From the first line of the data below, repeat each line exactly until you reach the line with "const rightLabels = ['e.e.', 'W/S'];"; include that line too.

--------------------

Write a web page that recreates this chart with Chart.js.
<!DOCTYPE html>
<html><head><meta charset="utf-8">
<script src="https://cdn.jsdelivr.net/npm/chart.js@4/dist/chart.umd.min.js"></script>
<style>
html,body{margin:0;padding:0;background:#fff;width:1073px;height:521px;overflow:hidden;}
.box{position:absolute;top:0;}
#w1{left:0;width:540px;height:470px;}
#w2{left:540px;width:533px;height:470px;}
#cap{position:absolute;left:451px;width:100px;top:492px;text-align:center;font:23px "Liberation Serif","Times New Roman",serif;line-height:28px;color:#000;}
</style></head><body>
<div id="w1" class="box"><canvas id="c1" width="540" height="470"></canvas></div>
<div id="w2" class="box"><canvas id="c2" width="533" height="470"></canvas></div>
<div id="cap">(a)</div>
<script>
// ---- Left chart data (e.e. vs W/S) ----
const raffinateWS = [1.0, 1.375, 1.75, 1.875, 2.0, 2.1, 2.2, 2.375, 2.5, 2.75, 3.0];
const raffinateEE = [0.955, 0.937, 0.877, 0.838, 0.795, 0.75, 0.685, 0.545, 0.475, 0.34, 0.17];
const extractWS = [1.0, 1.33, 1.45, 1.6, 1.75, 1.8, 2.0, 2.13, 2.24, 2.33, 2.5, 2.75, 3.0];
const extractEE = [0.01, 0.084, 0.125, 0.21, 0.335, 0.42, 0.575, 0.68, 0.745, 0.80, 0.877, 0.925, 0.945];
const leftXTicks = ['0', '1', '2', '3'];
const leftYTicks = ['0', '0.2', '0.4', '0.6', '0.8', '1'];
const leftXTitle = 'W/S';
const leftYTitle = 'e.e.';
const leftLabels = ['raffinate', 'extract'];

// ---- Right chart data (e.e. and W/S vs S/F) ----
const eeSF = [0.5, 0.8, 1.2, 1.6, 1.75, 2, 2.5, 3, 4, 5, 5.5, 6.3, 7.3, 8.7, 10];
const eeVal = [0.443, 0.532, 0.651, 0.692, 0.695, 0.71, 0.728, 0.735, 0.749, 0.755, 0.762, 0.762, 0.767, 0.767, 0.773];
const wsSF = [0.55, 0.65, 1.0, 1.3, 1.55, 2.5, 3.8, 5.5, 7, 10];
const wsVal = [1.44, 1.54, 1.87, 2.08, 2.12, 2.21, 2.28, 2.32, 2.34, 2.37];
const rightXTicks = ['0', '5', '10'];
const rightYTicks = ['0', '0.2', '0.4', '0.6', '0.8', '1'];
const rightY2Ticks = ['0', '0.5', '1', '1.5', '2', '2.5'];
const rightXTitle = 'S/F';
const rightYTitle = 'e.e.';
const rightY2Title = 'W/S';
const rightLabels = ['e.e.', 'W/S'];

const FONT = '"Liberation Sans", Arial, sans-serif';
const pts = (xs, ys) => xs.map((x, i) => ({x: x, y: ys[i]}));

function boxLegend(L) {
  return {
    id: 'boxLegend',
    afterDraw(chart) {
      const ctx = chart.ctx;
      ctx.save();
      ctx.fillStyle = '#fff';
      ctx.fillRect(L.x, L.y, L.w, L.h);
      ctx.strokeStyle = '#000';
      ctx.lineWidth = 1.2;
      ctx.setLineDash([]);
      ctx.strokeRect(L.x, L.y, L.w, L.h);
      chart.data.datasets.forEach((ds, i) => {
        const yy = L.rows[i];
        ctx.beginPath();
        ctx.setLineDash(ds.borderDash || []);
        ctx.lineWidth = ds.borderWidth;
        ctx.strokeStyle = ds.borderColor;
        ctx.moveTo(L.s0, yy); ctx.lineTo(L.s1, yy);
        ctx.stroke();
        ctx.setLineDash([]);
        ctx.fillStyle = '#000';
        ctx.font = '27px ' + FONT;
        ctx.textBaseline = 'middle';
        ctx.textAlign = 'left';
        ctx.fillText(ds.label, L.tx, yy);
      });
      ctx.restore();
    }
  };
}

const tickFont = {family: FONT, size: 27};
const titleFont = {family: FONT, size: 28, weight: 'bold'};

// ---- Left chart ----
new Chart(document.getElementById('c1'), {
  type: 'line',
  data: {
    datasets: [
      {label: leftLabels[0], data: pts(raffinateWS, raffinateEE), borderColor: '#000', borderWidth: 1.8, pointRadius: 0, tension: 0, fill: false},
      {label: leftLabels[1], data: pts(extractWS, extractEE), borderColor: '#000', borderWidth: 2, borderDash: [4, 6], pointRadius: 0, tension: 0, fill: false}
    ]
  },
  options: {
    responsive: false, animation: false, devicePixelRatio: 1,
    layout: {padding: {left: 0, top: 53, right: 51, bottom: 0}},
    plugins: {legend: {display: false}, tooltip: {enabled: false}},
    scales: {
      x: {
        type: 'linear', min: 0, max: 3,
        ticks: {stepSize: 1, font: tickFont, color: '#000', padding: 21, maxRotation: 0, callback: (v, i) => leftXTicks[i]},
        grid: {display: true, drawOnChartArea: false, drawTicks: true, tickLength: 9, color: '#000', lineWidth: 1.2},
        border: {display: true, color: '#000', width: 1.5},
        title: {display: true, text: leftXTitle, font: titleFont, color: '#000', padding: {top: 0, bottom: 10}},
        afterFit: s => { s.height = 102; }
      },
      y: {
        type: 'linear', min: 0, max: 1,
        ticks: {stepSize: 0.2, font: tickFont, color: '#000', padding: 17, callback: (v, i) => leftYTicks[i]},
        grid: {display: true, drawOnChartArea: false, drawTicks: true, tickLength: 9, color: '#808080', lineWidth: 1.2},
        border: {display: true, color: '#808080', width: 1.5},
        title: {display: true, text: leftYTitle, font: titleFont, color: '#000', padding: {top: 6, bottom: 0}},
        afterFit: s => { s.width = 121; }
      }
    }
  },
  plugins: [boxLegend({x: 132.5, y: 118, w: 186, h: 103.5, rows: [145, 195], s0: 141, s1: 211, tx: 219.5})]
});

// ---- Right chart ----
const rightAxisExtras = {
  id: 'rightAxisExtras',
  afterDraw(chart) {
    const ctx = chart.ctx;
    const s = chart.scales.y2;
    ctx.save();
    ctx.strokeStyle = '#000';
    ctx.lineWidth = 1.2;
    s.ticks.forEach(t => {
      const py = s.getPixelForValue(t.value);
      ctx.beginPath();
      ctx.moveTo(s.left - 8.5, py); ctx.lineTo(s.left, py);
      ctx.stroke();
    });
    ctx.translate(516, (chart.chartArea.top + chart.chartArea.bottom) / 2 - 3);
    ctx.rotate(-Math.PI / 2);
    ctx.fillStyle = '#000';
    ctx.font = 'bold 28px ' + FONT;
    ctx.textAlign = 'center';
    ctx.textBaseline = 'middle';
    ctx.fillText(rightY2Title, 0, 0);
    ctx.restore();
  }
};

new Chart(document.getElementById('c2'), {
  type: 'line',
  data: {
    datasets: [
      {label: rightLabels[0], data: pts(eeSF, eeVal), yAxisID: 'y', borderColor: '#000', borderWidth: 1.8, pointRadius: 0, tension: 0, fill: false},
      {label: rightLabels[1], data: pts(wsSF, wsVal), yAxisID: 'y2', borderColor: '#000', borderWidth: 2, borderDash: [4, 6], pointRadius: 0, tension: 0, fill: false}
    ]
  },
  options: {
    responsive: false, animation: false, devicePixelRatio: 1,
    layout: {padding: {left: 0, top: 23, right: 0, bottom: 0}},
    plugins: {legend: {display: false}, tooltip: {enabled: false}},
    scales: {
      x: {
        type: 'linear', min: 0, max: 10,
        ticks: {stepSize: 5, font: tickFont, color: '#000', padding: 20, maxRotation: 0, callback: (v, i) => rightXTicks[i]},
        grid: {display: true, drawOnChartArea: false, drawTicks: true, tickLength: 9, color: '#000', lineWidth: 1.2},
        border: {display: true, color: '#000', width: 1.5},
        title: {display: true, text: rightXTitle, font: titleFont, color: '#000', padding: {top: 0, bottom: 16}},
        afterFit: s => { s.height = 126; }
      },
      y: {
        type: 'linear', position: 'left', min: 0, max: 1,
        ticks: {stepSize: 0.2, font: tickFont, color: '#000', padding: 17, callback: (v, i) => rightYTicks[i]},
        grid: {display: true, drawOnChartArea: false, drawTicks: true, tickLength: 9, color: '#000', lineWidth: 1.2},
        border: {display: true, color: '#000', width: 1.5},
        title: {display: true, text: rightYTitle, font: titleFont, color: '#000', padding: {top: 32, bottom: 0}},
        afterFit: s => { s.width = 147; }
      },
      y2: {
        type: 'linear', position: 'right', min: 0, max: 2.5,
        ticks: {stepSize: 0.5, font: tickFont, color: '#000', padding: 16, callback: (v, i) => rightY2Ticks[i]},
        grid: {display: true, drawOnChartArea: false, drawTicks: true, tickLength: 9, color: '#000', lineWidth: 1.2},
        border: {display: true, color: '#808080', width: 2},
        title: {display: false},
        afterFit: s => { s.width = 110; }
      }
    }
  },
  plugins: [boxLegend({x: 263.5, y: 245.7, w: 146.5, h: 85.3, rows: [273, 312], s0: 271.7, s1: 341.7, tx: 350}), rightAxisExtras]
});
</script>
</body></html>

--------------------

_SOLUTION TO THE EXERCISE_.
Write a web page that recreates this chart with Chart.js.
<!DOCTYPE html>
<html><head><meta charset="utf-8">
<script src="https://cdn.jsdelivr.net/npm/chart.js@4/dist/chart.umd.min.js"></script>
<style>
html,body{margin:0;padding:0;background:#fff;width:1073px;height:521px;overflow:hidden;}
.box{position:absolute;top:0;}
#w1{left:0;width:540px;height:470px;}
#w2{left:540px;width:533px;height:470px;}
#cap{position:absolute;left:451px;width:100px;top:492px;text-align:center;font:23px "Liberation Serif","Times New Roman",serif;line-height:28px;color:#000;}
</style></head><body>
<div id="w1" class="box"><canvas id="c1" width="540" height="470"></canvas></div>
<div id="w2" class="box"><canvas id="c2" width="533" height="470"></canvas></div>
<div id="cap">(a)</div>
<script>
// ---- Left chart data (e.e. vs W/S) ----
const raffinateWS = [1.0, 1.375, 1.75, 1.875, 2.0, 2.1, 2.2, 2.375, 2.5, 2.75, 3.0];
const raffinateEE = [0.955, 0.937, 0.877, 0.838, 0.795, 0.75, 0.685, 0.545, 0.475, 0.34, 0.17];
const extractWS = [1.0, 1.33, 1.45, 1.6, 1.75, 1.8, 2.0, 2.13, 2.24, 2.33, 2.5, 2.75, 3.0];
const extractEE = [0.01, 0.084, 0.125, 0.21, 0.335, 0.42, 0.575, 0.68, 0.745, 0.80, 0.877, 0.925, 0.945];
const leftXTicks = ['0', '1', '2', '3'];
const leftYTicks = ['0', '0.2', '0.4', '0.6', '0.8', '1'];
const leftXTitle = 'W/S';
const leftYTitle = 'e.e.';
const leftLabels = ['raffinate', 'extract'];

// ---- Right chart data (e.e. and W/S vs S/F) ----
const eeSF = [0.5, 0.8, 1.2, 1.6, 1.75, 2, 2.5, 3, 4, 5, 5.5, 6.3, 7.3, 8.7, 10];
const eeVal = [0.443, 0.532, 0.651, 0.692, 0.695, 0.71, 0.728, 0.735, 0.749, 0.755, 0.762, 0.762, 0.767, 0.767, 0.773];
const wsSF = [0.55, 0.65, 1.0, 1.3, 1.55, 2.5, 3.8, 5.5, 7, 10];
const wsVal = [1.44, 1.54, 1.87, 2.08, 2.12, 2.21, 2.28, 2.32, 2.34, 2.37];
const rightXTicks = ['0', '5', '10'];
const rightYTicks = ['0', '0.2', '0.4', '0.6', '0.8', '1'];
const rightY2Ticks = ['0', '0.5', '1', '1.5', '2', '2.5'];
const rightXTitle = 'S/F';
const rightYTitle = 'e.e.';
const rightY2Title = 'W/S';
const rightLabels = ['e.e.', 'W/S'];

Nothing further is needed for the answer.